Breakdown of Мне надоело спорить в чате, поэтому я просто позвонил подруге.
Questions & Answers about Мне надоело спорить в чате, поэтому я просто позвонил подруге.
Because надоесть (in the form надоело) is commonly used in an impersonal pattern where the person who feels it is in the dative case:
- Мне надоело… = I got fed up… / I’m tired of… (literally: To me it became tiresome). So мне marks the experiencer, not the grammatical subject.
Надоело is the past tense form (neuter singular) used in an impersonal construction. There is no real subject like it in English; Russian often uses neuter singular past to express “it happened / it became so”:
- Мне надоело = I got fed up
Even if the speaker is male or female, надоело stays neuter in this pattern.
After мне надоело, Russian typically uses an infinitive to name the activity that has become annoying/tiring:
- Мне надоело спорить = I’m tired of arguing / I got fed up with arguing
You can also use это + noun sometimes, but the infinitive is the most direct and common.
Надоело comes from надоесть (perfective). It usually means a completed change of state: you reached the point of being fed up. Compare:
- Мне надоело спорить (perfective result) = I got fed up (and likely stopped)
- Мне надоедало спорить (imperfective, less common here) = Arguing was getting tiring (repeatedly / gradually)
В + a location meaning “in/within” takes the prepositional case:
- в чате = in the chat (chatroom / chat)
If you were expressing motion into something, you’d use в- accusative, e.g. в чат = into the chat (like joining/entering).
Поэтому means therefore / so / that’s why and links the two clauses logically:
- …, поэтому … = …, therefore …
It doesn’t force a special word order, but it commonly comes right after the comma, as here.
Because you have two clauses:
1) Мне надоело спорить в чате
2) я просто позвонил подруге
They are joined by поэтому, so Russian punctuation uses a comma before it in this structure.
The first clause uses мне (dative experiencer) in an impersonal construction, so it doesn’t provide a normal grammatical subject. The second clause is a regular personal verb clause, so it needs a subject:
- … поэтому я позвонил… = … so I called…
Including я also adds emphasis: so I (as a result) did X.
Просто often means just / simply, implying the action was straightforward or a contrast with something more complicated:
- I got tired of arguing in chat, so I just called…
Its position is flexible: я просто позвонил is a very natural placement.
Позвонить is perfective and focuses on a single completed call (the result/action as one event).
- я позвонил подруге = I called my friend (once, completed)
Звонить is imperfective and would usually imply process/repetition: - я звонил подруге = I was calling / I called (habitually or with focus on the attempt/process)
In this “decision → action” context, perfective позвонил fits best.

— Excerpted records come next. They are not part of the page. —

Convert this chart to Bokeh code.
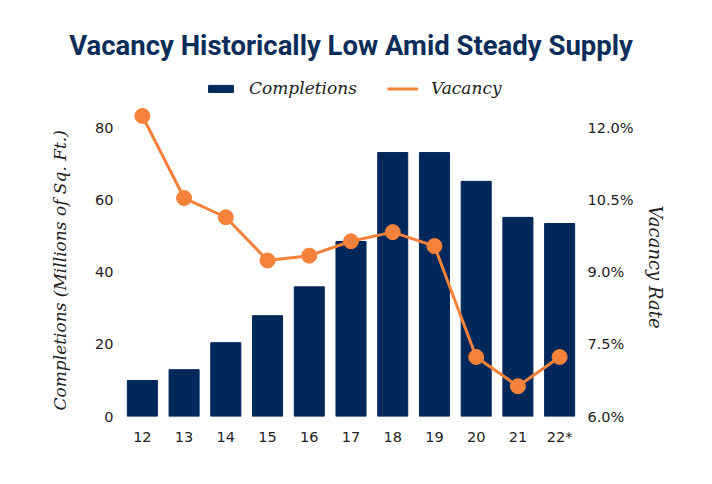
from bokeh.plotting import figure
from bokeh.models import (FactorRange, Range1d, LinearAxis, FixedTicker, PrintfTickFormatter,
                          Legend, LegendItem, Title)
from bokeh.embed import file_html
from bokeh.resources import INLINE

years = ["12", "13", "14", "15", "16", "17", "18", "19", "20", "21", "22*"]
completions = [10.0, 13.0, 20.5, 28.0, 36.0, 48.6, 73.3, 73.3, 65.3, 55.3, 53.6]
vacancy = [12.26, 10.55, 10.15, 9.25, 9.35, 9.65, 9.84, 9.55, 7.24, 6.63, 7.24]
left_ticks = [0, 20, 40, 60, 80]
right_ticks = [6.0, 7.5, 9.0, 10.5, 12.0]

NAVY = "#00285a"
ORANGE = "#f5823a"
TEXT = "#222222"
SERIF = "DejaVu Serif"
SANS = "DejaVu Sans"

YTOP = 94.7
p = figure(x_range=FactorRange(*years, range_padding=0), y_range=Range1d(0, YTOP),
           width=696, height=468,
           min_border_left=121, min_border_right=116, min_border_top=75, min_border_bottom=52,
           output_backend="svg", toolbar_location=None)
p.extra_y_ranges = {"vac": Range1d(6.0, 6.0 + YTOP * 6.0 / 80)}

bars = p.vbar(x=years, top=completions, width=0.72, color=NAVY)
line = p.line(x=years, y=vacancy, y_range_name="vac", color=ORANGE, line_width=3)
p.scatter(x=years, y=vacancy, y_range_name="vac", size=15, color=ORANGE)

p.title.text = "Vacancy Historically Low Amid Steady Supply"
p.title.align = "center"
p.title.text_font = "Roboto"
p.title.text_font_style = "bold"
p.title.text_font_size = "27.5px"
p.title.text_color = "#0c2d5a"
p.title.standoff = 27

legend = Legend(items=[LegendItem(label="Completions", renderers=[bars]),
                       LegendItem(label="Vacancy", renderers=[line])],
                orientation="horizontal", location=(84, 318))
legend.label_text_font = SERIF
legend.label_text_font_style = "italic"
legend.label_text_font_size = "17px"
legend.label_text_color = TEXT
legend.glyph_width = 31
legend.glyph_height = 9
legend.spacing = 30
legend.label_standoff = 13
legend.border_line_color = None
legend.background_fill_alpha = 0
legend.padding = 2
legend.margin = 0
p.add_layout(legend)

for ax in [p.xaxis[0], p.yaxis[0]]:
    ax.axis_line_color = None
    ax.major_tick_line_color = None
    ax.minor_tick_line_color = None
    ax.major_tick_out = 0
    ax.major_tick_in = 0
    ax.major_label_text_font = SANS
    ax.major_label_text_font_size = "14.5px"
    ax.major_label_text_color = TEXT

p.xaxis.major_label_standoff = 12
p.yaxis[0].ticker = FixedTicker(ticks=left_ticks)
p.yaxis[0].major_label_standoff = 8

ry = LinearAxis(y_range_name="vac", ticker=FixedTicker(ticks=right_ticks),
                formatter=PrintfTickFormatter(format="%.1f%%"))
ry.axis_line_color = None
ry.major_tick_line_color = None
ry.minor_tick_line_color = None
ry.major_tick_out = 0
ry.major_tick_in = 0
ry.major_label_text_font = SANS
ry.major_label_text_font_size = "14.5px"
ry.major_label_text_color = TEXT
ry.major_label_standoff = 7
p.add_layout(ry, "right")

# axis titles, placed along the 0-80 / 6-12% span as in the reference
left_lab = Title(text="Completions (Millions of Sq. Ft.)", align="left", offset=6, standoff=46,
                 text_font=SERIF, text_font_style="italic", text_font_size="17px",
                 text_color=TEXT)
p.add_layout(left_lab, "left")
right_lab = Title(text="Vacancy Rate", align="left", offset=130, standoff=16,
                  text_font=SERIF, text_font_style="italic", text_font_size="18px",
                  text_color=TEXT)
p.add_layout(right_lab, "right")

p.xgrid.grid_line_color = None
p.ygrid.grid_line_color = None
p.outline_line_color = None

open("out.html", "w").write(file_html(p, INLINE))
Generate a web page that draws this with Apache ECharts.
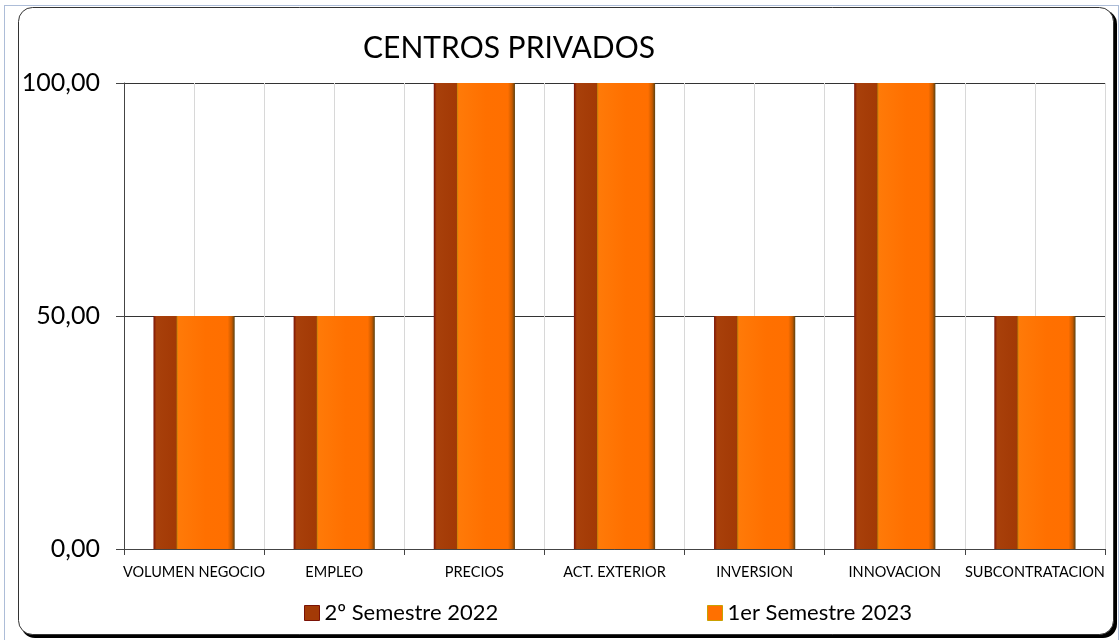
<!DOCTYPE html>
<html><head><meta charset="utf-8">
<script src="https://cdn.jsdelivr.net/npm/echarts@6/dist/echarts.min.js"></script>
<style>html,body{margin:0;padding:0;background:#fff}#c{width:1119px;height:640px}</style>
</head><body><div id="c"></div>
<script>
const categories = ['VOLUMEN NEGOCIO','EMPLEO','PRECIOS','ACT. EXTERIOR','INVERSION','INNOVACION','SUBCONTRATACION'];
const seriesNames = ['2º Semestre 2022','1er Semestre 2023'];
const s2022 = [50,50,100,100,50,100,50];
const s2023 = [50,50,100,100,50,100,50];
const yTicks = [0,50,100];

const FONT = 'Lato, "Liberation Sans", sans-serif';
const chart = echarts.init(document.getElementById('c'), null, {renderer:'canvas'});
const darkGrad = new echarts.graphic.LinearGradient(0,0,1,0,[
  {offset:0,color:'#7a1206'},{offset:0.05,color:'#a8400a'},{offset:0.35,color:'#a33a06'},{offset:1,color:'#8f3004'}]);
const orangeGrad = new echarts.graphic.LinearGradient(0,0,1,0,[
  {offset:0,color:'#b8860b'},{offset:0.03,color:'#ff7a08'},{offset:0.5,color:'#ff7000'},
  {offset:0.88,color:'#ff6f00'},{offset:0.95,color:'#c65a00'},{offset:1,color:'#5a4010'}]);
chart.setOption({
  animation:false,
  backgroundColor:'#fff',
  graphic:[
    {type:'rect',shape:{x:4.5,y:5.5,width:1114,height:640},style:{fill:'none',stroke:'#5a7ab0',lineWidth:1,lineDash:[1,1]},z:-10},
    {type:'rect',shape:{x:21,y:10,width:1096,height:628,r:14},style:{fill:'#000'},z:-9},
    {type:'rect',shape:{x:18.5,y:7.5,width:1095,height:627,r:14},style:{fill:'#fff',stroke:'#333',lineWidth:1},z:-8}
  ],
  title:{text:'CENTROS PRIVADOS',left:504,top:28,textAlign:'center',
    textStyle:{fontFamily:FONT,fontSize:30,fontWeight:'normal',color:'#000'}},
  legend:[
    {data:[{name:seriesNames[0],itemStyle:{color:'#a33a06',borderColor:'#7a1206',borderWidth:1}}],left:299,top:597,itemWidth:15,itemHeight:15,icon:'rect',itemGap:8,
      textStyle:{fontFamily:FONT,fontSize:22,color:'#000'}},
    {data:[{name:seriesNames[1],itemStyle:{color:'#ff7000',borderColor:'#c9a000',borderWidth:1}}],left:702,top:597,itemWidth:15,itemHeight:15,icon:'rect',
      textStyle:{fontFamily:FONT,fontSize:22,color:'#000'}}
  ],
  grid:{left:124,right:14,top:83,bottom:91,containLabel:false},
  xAxis:[
    {type:'category',data:categories,boundaryGap:true,
      axisLine:{lineStyle:{color:'#444',width:1}},
      axisTick:{show:true,length:6,lineStyle:{color:'#444'},alignWithLabel:false},
      axisLabel:{fontFamily:FONT,fontSize:14.5,color:'#000',margin:16,interval:0},
      splitLine:{show:false}},
    {type:'value',min:0,max:categories.length,interval:0.5,show:true,position:'bottom',
      axisLine:{show:false},axisTick:{show:false},axisLabel:{show:false},
      splitLine:{show:true,lineStyle:{color:'#d8d8d8',width:1}}}
  ],
  yAxis:{type:'value',min:yTicks[0],max:yTicks[yTicks.length-1],interval:yTicks[1]-yTicks[0],
    axisLine:{show:true,lineStyle:{color:'#444'}},
    axisTick:{show:true,length:8,lineStyle:{color:'#444'}},
    axisLabel:{fontFamily:FONT,fontSize:25,color:'#000',margin:24,
      formatter:v=>v.toFixed(2).replace('.',',')},
    splitLine:{show:true,lineStyle:{color:'#333',width:1}}},
  series:[
    {name:seriesNames[0],type:'bar',data:s2022,barWidth:58,barGap:'-60%',xAxisIndex:0,
      itemStyle:{color:darkGrad},z:2},
    {name:seriesNames[1],type:'bar',data:s2023,barWidth:58,barGap:'-60%',xAxisIndex:0,
      itemStyle:{color:orangeGrad},z:3}
  ]
});
</script></body></html>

Because позвонить кому? (to call someone) governs the dative:
- позвонить подруге = to call (to) a (female) friend
This is different from звать / позвать (to call for / summon) or называть (to call/name), which use different patterns.
Yes. Past tense in Russian agrees in gender/number with the subject (я):
- male speaker: я позвонил
- female speaker: я позвонила
- plural: мы позвонили
But надоело stays the same because it’s impersonal.